Listing:
+--
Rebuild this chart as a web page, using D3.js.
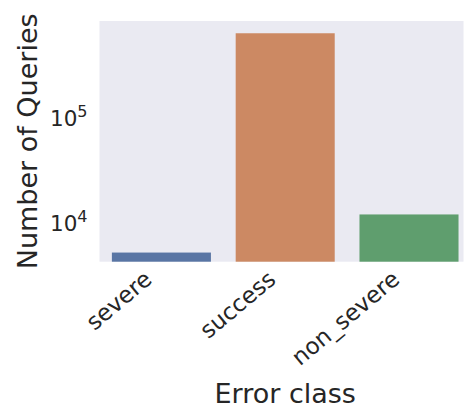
+--
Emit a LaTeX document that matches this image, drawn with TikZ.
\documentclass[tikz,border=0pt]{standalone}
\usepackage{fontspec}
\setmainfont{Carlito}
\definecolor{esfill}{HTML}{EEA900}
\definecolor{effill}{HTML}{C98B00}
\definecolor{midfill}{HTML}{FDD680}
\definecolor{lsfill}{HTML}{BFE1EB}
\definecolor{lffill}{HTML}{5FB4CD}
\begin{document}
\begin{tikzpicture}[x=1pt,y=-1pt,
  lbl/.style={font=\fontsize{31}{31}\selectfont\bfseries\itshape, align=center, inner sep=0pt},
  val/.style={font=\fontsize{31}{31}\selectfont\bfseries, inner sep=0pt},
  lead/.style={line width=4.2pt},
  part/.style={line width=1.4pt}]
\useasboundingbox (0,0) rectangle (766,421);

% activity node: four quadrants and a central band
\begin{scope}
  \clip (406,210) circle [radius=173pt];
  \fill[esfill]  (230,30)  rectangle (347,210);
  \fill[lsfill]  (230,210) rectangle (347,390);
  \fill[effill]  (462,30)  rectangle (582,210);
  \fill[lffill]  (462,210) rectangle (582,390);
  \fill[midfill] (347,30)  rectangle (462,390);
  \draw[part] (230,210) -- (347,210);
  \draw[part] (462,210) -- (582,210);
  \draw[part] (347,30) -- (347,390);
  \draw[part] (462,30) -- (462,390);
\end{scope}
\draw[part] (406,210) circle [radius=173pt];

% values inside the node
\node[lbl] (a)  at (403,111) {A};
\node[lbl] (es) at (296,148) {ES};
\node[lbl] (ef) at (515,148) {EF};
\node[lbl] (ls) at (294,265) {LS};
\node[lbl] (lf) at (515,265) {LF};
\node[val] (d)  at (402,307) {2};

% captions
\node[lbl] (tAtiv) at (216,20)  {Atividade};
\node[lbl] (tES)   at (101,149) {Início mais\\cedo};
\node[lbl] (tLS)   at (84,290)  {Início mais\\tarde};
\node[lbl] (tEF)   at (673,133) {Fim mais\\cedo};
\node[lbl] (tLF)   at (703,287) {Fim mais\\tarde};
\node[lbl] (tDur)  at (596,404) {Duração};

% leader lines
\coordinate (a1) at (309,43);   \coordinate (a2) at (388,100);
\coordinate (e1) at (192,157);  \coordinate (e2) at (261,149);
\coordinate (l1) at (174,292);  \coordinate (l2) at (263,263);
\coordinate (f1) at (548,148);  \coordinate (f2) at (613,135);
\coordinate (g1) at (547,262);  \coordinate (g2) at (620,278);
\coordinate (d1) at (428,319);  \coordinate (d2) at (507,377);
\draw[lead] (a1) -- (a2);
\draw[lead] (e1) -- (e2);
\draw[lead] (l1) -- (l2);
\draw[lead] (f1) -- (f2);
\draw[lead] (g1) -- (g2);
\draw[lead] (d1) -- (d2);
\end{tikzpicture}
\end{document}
+--
Task directions: How many of the lines above include the string "this"? Answer with the number only.

Answer for the task: 2